> EXERCISE TASK
Include the line with "plt.rcParams['lines.scale_dashes'] = False" and every line before it in the entries below, echoed exactly, but not the pictures.
---
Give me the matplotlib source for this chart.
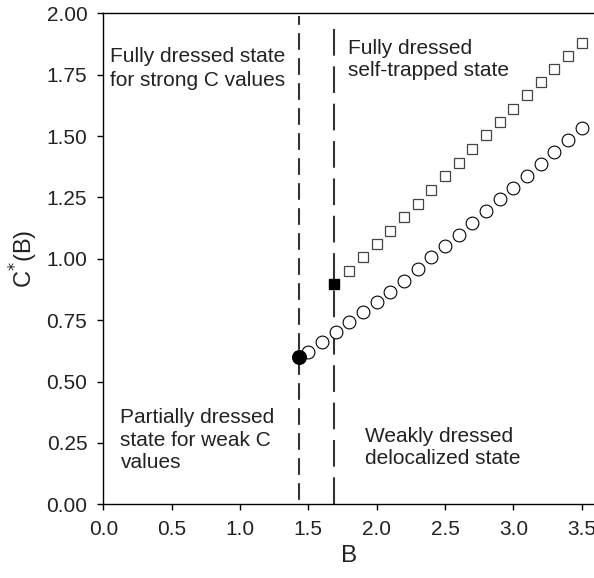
import matplotlib
matplotlib.use("Agg")
import matplotlib.pyplot as plt
import numpy as np

plt.rcParams['font.family'] = ['Liberation Sans', 'DejaVu Sans']
plt.rcParams['lines.scale_dashes'] = False

# Data
circle_B = [1.5, 1.6, 1.7, 1.8, 1.9, 2.0, 2.1, 2.2, 2.3, 2.4, 2.5, 2.6, 2.7,
            2.8, 2.9, 3.0, 3.1, 3.2, 3.3, 3.4, 3.5]
circle_C = [0.622, 0.662, 0.702, 0.742, 0.782, 0.823, 0.866, 0.910, 0.958, 1.006,
            1.052, 1.098, 1.144, 1.193, 1.243, 1.290, 1.338, 1.386, 1.435, 1.483, 1.531]
square_B = [1.8, 1.9, 2.0, 2.1, 2.2, 2.3, 2.4, 2.5, 2.6, 2.7, 2.8, 2.9, 3.0,
            3.1, 3.2, 3.3, 3.4, 3.5]
square_C = [0.952, 1.006, 1.061, 1.115, 1.170, 1.225, 1.280, 1.336, 1.390, 1.448,
            1.503, 1.558, 1.612, 1.667, 1.721, 1.774, 1.828, 1.880]
crit_circle = (1.43, 0.600)
crit_square = (1.69, 0.897)
vline_B = [1.43, 1.69]
vline_top = [1.99, 1.97]
x_ticks = [0.0, 0.5, 1.0, 1.5, 2.0, 2.5, 3.0, 3.5]
y_ticks = [0.0, 0.25, 0.5, 0.75, 1.0, 1.25, 1.5, 1.75, 2.0]

W, H = 594, 578
fig = plt.figure(figsize=(W / 100, H / 100), dpi=100)
ax = fig.add_axes([103.3 / W, 73.7 / H, 492.1 / W, 491.0 / H])

txt_color = '#222222'

# dashed vertical lines
ax.plot([vline_B[0], vline_B[0]], [0, vline_top[0]], color='#333333', lw=1.5,
        linestyle=(15.0, (12.0, 6.0)), zorder=2)
ax.plot([vline_B[1], vline_B[1]], [0, vline_top[1]], color='#333333', lw=1.5,
        linestyle=(0.0, (19.2, 7.7)), zorder=2)

# series
ax.plot(circle_B, circle_C, linestyle='none', marker='o', markersize=9.2,
        markerfacecolor='white', markeredgecolor='black', markeredgewidth=0.8, zorder=3)
ax.plot(square_B, square_C, linestyle='none', marker='s', markersize=7.3,
        markerfacecolor='white', markeredgecolor='#444444', markeredgewidth=0.9, zorder=3)
ax.plot([crit_circle[0]], [crit_circle[1]], linestyle='none', marker='o', markersize=9.8,
        markerfacecolor='black', markeredgecolor='black', zorder=4)
ax.plot([crit_square[0]], [crit_square[1]], linestyle='none', marker='s', markersize=7.8,
        markerfacecolor='black', markeredgecolor='black', zorder=4)

ax.set_xlim(0, 3.6)
ax.set_ylim(0, 2.0)
ax.set_xticks(x_ticks)
ax.set_xticklabels([f"{v:.1f}" for v in x_ticks])
ax.set_yticks(y_ticks)
ax.set_yticklabels([f"{v:.2f}" for v in y_ticks])
ax.tick_params(direction='out', length=4.5, width=1.0, labelsize=15,
               labelcolor=txt_color, pad=7)
ax.spines['right'].set_visible(False)
for s in ['left', 'bottom', 'top']:
    ax.spines[s].set_linewidth(1.0)

ax.set_xlabel('B', fontsize=17.5, color=txt_color, labelpad=4)
ax.set_ylabel('C$^{*}$(B)', fontsize=17, color=txt_color, labelpad=4.5)

fs = 15
ax.text(110 / W, 1 - 47 / H, 'Fully dressed state\nfor strong C values',
        transform=fig.transFigure, fontsize=fs, color=txt_color,
        va='top', ha='left', linespacing=1.33)
ax.text(348.5 / W, 1 - 39 / H, 'Fully dressed\nself-trapped state',
        transform=fig.transFigure, fontsize=fs, color=txt_color,
        va='top', ha='left', linespacing=1.22)
ax.text(120.5 / W, 1 - 408 / H, 'Partially dressed\nstate for weak C\nvalues',
        transform=fig.transFigure, fontsize=fs, color=txt_color,
        va='top', ha='left', linespacing=1.25)
ax.text(365 / W, 1 - 426.5 / H, 'Weakly dressed\ndelocalized state',
        transform=fig.transFigure, fontsize=fs, color=txt_color,
        va='top', ha='left', linespacing=1.22)

fig.savefig('out.png', dpi=100)
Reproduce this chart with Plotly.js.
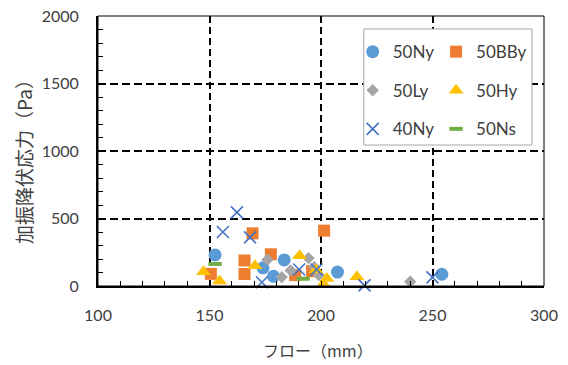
<!DOCTYPE html>
<html>
<head>
<meta charset="utf-8">
<script src="https://cdn.plot.ly/plotly-3.0.1.min.js"></script>
<style>html,body{margin:0;padding:0;background:#fff;}#chart{width:568px;height:365px;}</style>
</head>
<body>
<div id="chart"></div>
<script>
// Data
const names = ["50Ny", "50BBy", "50Ly", "50Hy", "40Ny", "50Ns"];

const flow50Ny  = [152.5, 174, 178.7, 183.5, 207.4, 254.2];
const yield50Ny = [230, 135, 72, 193, 103, 87];

const flow50BBy  = [150.6, 165.7, 165.7, 169.3, 177.5, 188.4, 196, 201.4];
const yield50BBy = [90, 189, 89, 390, 235, 81, 110, 410];

const flow50Ly  = [176, 182.4, 186.4, 194.4, 197, 199, 240];
const yield50Ly = [195, 66, 115, 207, 140, 81, 32];

const flow50Hy  = [147.3, 154.5, 170.4, 190.4, 197.8, 202.6, 201.1, 216.1];
const yield50Hy = [106, 37, 150, 225, 118, 55, 15, 69];

const flow40Ny  = [156, 162.3, 168.2, 173.5, 190.2, 198, 219.5, 250];
const yield40Ny = [400, 545, 360, 28, 122, 122, 5, 64];

const flow50Ns  = [152.5, 192];
const yield50Ns = [163, 54];

const xTickVals = [100, 150, 200, 250, 300];
const yTickVals = [0, 500, 1000, 1500, 2000];

const xTitle = "フロー（mm）";
const yTitle = "加振降伏応力（Pa）";

const latin = "Lato, 'Noto Sans CJK JP', sans-serif";
const cjk = "'Noto Sans CJK JP', sans-serif";

const traces = [
  {x: flow50Ny, y: yield50Ny, name: names[0], legend: "legend", legendgroup: "a",
   marker: {symbol: "circle", size: 13, color: "#5B9BD5"}},
  {x: flow50BBy, y: yield50BBy, name: names[1], legend: "legend2", legendgroup: "b",
   marker: {symbol: "square", size: 12, color: "#ED7D31"}},
  {x: flow50Ly, y: yield50Ly, name: names[2], legend: "legend", legendgroup: "c",
   marker: {symbol: "diamond", size: 9.5, color: "#A5A5A5"}},
  {x: flow50Hy, y: yield50Hy, name: names[3], legend: "legend2", legendgroup: "d",
   marker: {symbol: "triangle-up", size: 13, color: "#FFC000"}},
  {x: flow40Ny, y: yield40Ny, name: names[4], legend: "legend", legendgroup: "e",
   marker: {symbol: "x-thin-open", size: 12, color: "#4472C4", line: {width: 1.6, color: "#4472C4"}}},
  {x: flow50Ns, y: yield50Ns, name: names[5], legend: "legend2", legendgroup: "f",
   marker: {symbol: "line-ew-open", size: 9.5, color: "#70AD47", line: {width: 4, color: "#70AD47"}}}
].map(t => Object.assign({type: "scatter", mode: "markers", cliponaxis: false}, t));

const legendCommon = {
  orientation: "v", xanchor: "left", yanchor: "top",
  bgcolor: "rgba(0,0,0,0)", borderwidth: 0,
  font: {family: latin, size: 17, color: "#404040"},
  traceorder: "grouped", tracegroupgap: 13.5, itemsizing: "trace"
};

const layout = {
  width: 568, height: 365,
  margin: {l: 98, r: 24, t: 16, b: 79},
  paper_bgcolor: "#fff", plot_bgcolor: "#fff",
  showlegend: true,
  xaxis: {
    range: [100, 300], tickvals: xTickVals, ticktext: xTickVals.map(String),
    showline: true, linecolor: "#000", linewidth: 2, mirror: false,
    ticks: "inside", ticklen: 5, tickwidth: 1, tickcolor: "#000",
    minor: {dtick: 10, ticks: "inside", ticklen: 5, tickwidth: 1, tickcolor: "#000", showgrid: false},
    showgrid: true, gridcolor: "#000", gridwidth: 2, griddash: "7px,4px",
    zeroline: false,
    tickfont: {family: latin, size: 16, color: "#404040"},
    ticklabelstandoff: 14
  },
  yaxis: {
    range: [0, 2000], tickvals: yTickVals, ticktext: yTickVals.map(String),
    showline: true, linecolor: "#000", linewidth: 2, mirror: false,
    ticks: "inside", ticklen: 5, tickwidth: 1, tickcolor: "#000",
    minor: {dtick: 100, ticks: "inside", ticklen: 5, tickwidth: 1, tickcolor: "#000", showgrid: false},
    showgrid: true, gridcolor: "#000", gridwidth: 2, griddash: "8px,4px",
    zeroline: false,
    tickfont: {family: latin, size: 16, color: "#404040"},
    ticklabelstandoff: 14
  },
  annotations: [
    {text: xTitle, xref: "paper", yref: "paper", x: 0.494, y: -0.237,
     xanchor: "center", yanchor: "middle", showarrow: false,
     font: {family: cjk, size: 16, color: "#404040"}},
    {text: yTitle, xref: "paper", yref: "paper", x: -0.166, y: 0.478,
     xanchor: "center", yanchor: "middle", showarrow: false, textangle: -90,
     font: {family: cjk, size: 19, color: "#404040"}}
  ],
  legend: Object.assign({x: 0.571, y: 0.933}, legendCommon),
  legend2: Object.assign({x: 0.758, y: 0.933}, legendCommon),
  shapes: [
    {type: "rect", xref: "paper", yref: "paper", x0: 0, x1: 1, y0: 0, y1: 1,
     line: {color: "#000", width: 1}, layer: "above"},
    {type: "rect", xref: "paper", yref: "paper", x0: 0.596, x1: 0.973, y0: 0.522, y1: 0.952,
     fillcolor: "#fff", line: {color: "#A6A6A6", width: 1}, layer: "above"}
  ]
};

Plotly.newPlot("chart", traces, layout, {staticPlot: true, displayModeBar: false});
</script>
</body>
</html>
---
> FINISHED ANSWER
Give me the matplotlib source for this chart.
import matplotlib
matplotlib.use("Agg")
import matplotlib.pyplot as plt
import numpy as np

plt.rcParams['font.family'] = ['Liberation Sans', 'DejaVu Sans']
plt.rcParams['lines.scale_dashes'] = False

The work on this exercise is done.